Every time that I get a semester break, I work on learning Django, or Ruby on Rails, and every semester web development comes a little easier to me. I've also been doggedly pursuing my own education, and I'm not relying on my school to give it to me on a silver platter. School is there to give you a framework, on which you continue your self-education. So, when I was taking my Distributed systems class, I read up on Erlang, and the other students had no idea what that language was for.
There are people in my advanced database classes that are editing SQL with notepad on windows. I was trying to tell them that a decent text-editor might improve their quality of life a little bit. Several of them didn't know what the difference between notepad and a decent text editor was. Sigh... I guess that it goes to show that it's not the school, it's the student.
As for the string problem I faced, I found an existing implementation in the language I was using, but I wound up having to modify it in order to cope with changing requirements.
If I hadn't learned about algorithms and automata in college, it probably would have been impossible for me to understand what I was using and I'd be flying blind. I probably would have instead not even known about the algorithm and would have believed that an inefficient naive solution was the only way, therefore making the project essentially infeasible (at first glance, anyway).
I'm also thankful that I had the opportunity to learn about functional programming because it made me a better programmer in imperative languages.
That and the real point of education is to learn how to learn and think.
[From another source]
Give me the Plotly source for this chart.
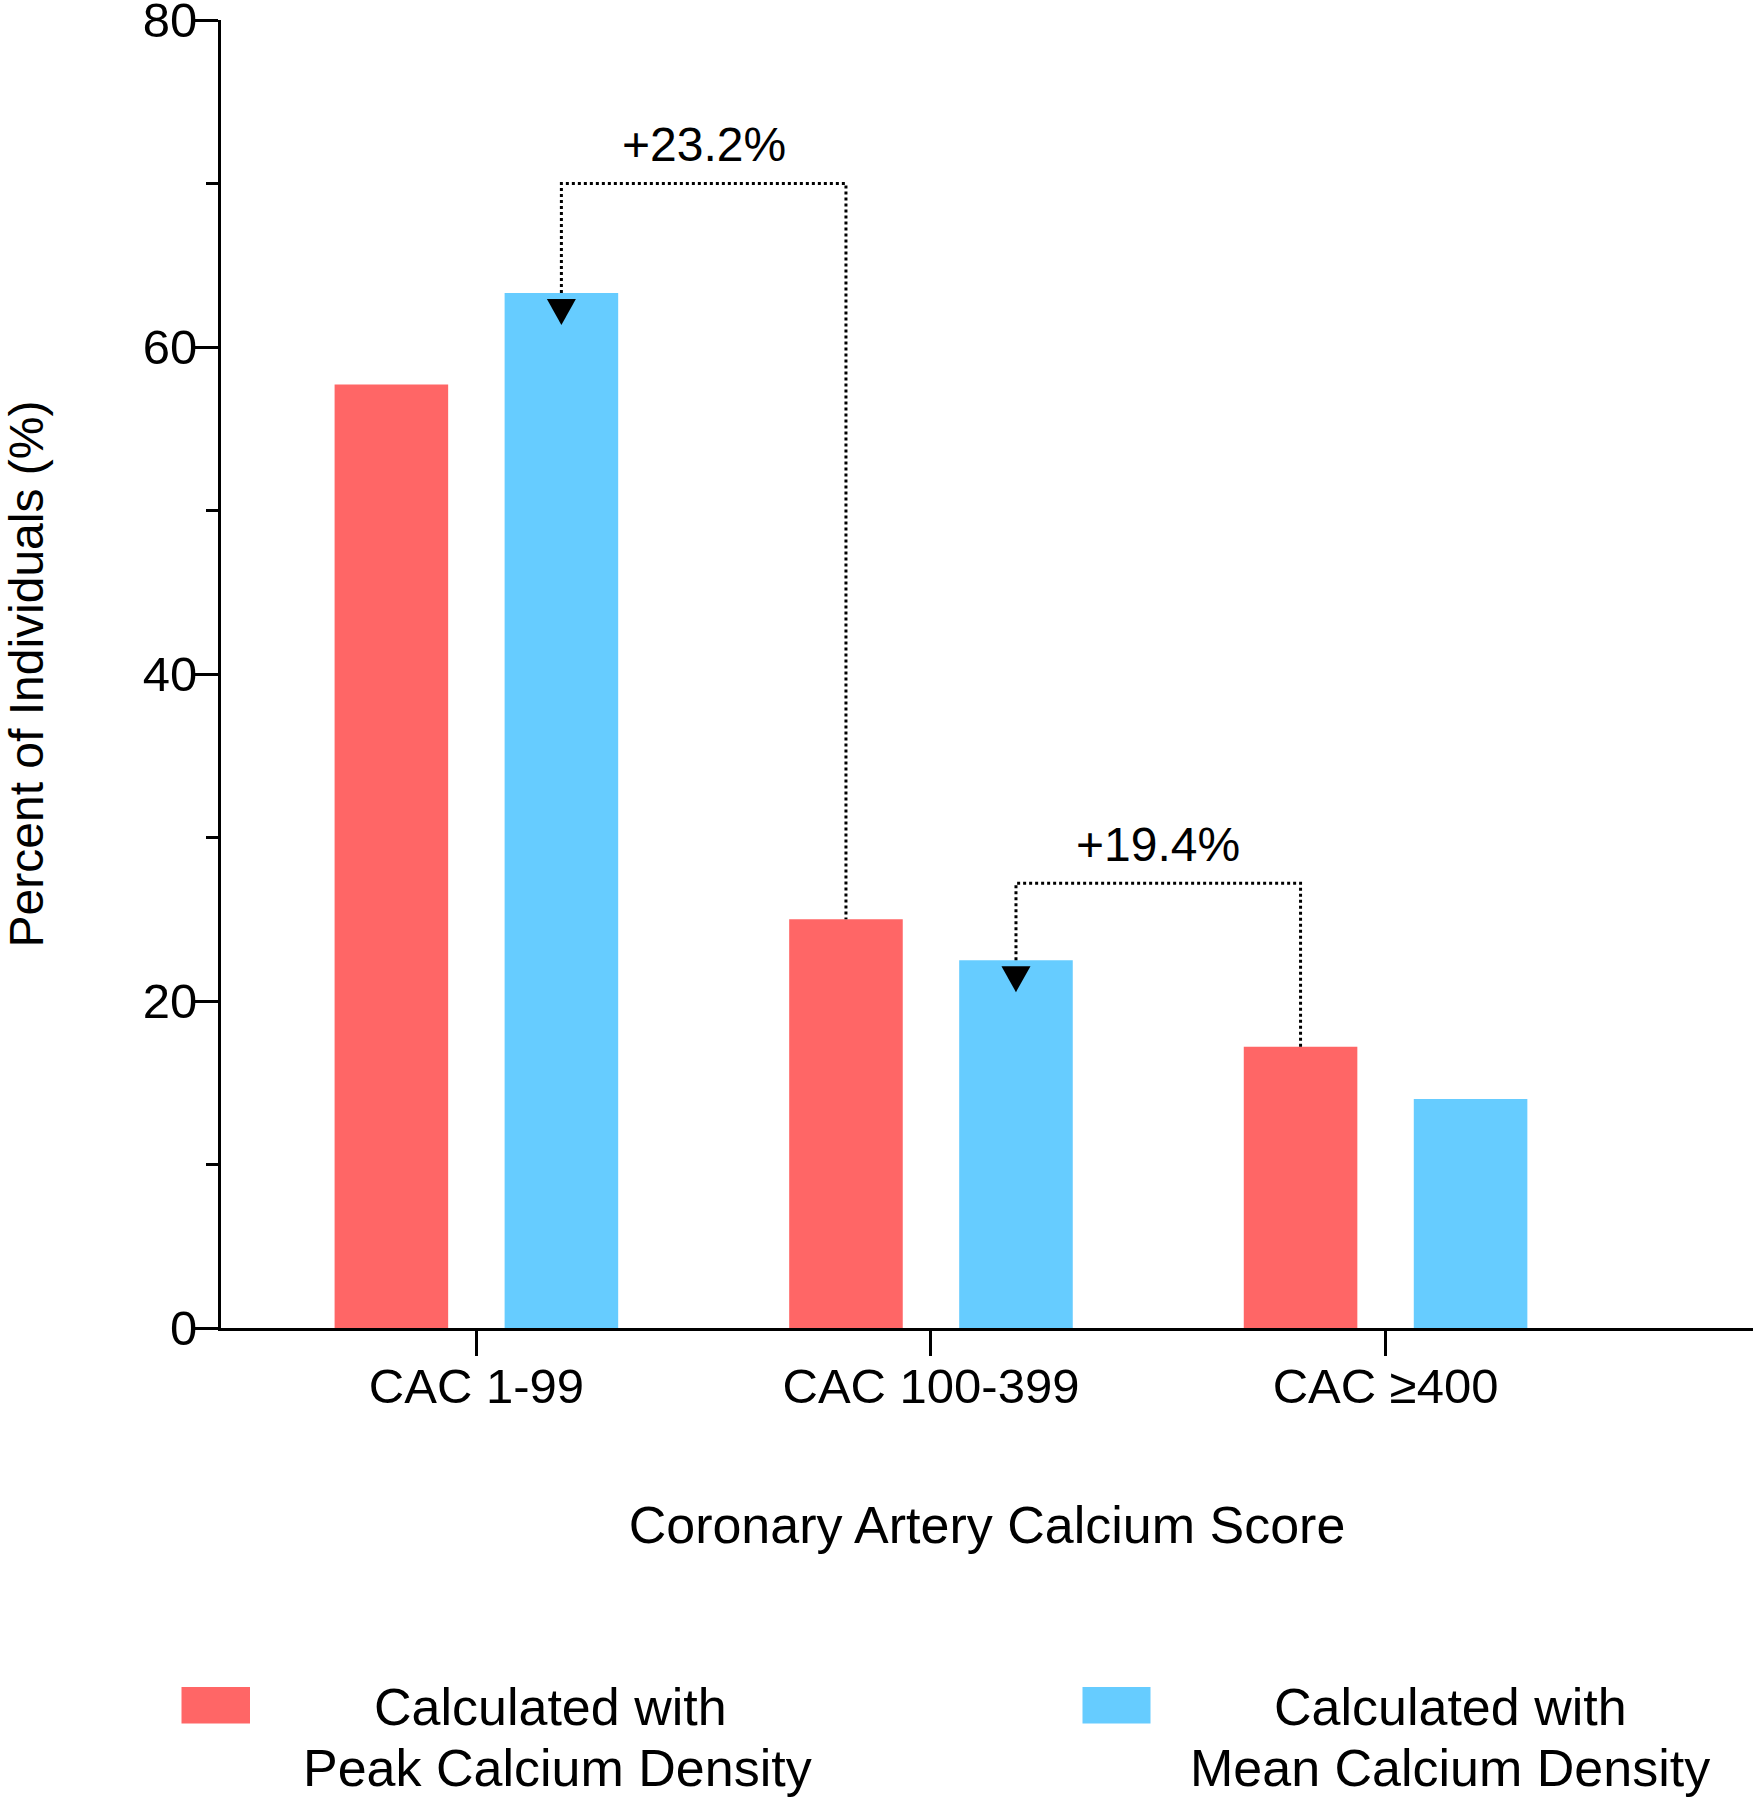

View it as a mental workout if you truly do tell yourself "this is pointless, I am never going to need to know this". Remember that it will only make you stronger in the end.
I think people who say their education hasn't been valuable just picked the wrong education.
However, a knowledge of algorithms can be invaluable. I've been out of college for six years and I can remember using at least:
- String search algorithms
- B-Trees, Tries
- A handful of graph algorithms
Other times stuff that I learned in college put me in quick striking distance for stuff that would be more work to understand without a CS background:
- Open key cryptography
- Word stemming algorithms, text coding
- Writing a query optimizer
- Digital signal processing
You can always find cool stuff to hack on without drifting into that territory, but if you actually dig CS-nerdiness, and are good at it, you'll sometimes get some of the more fun problems thrown in your direction.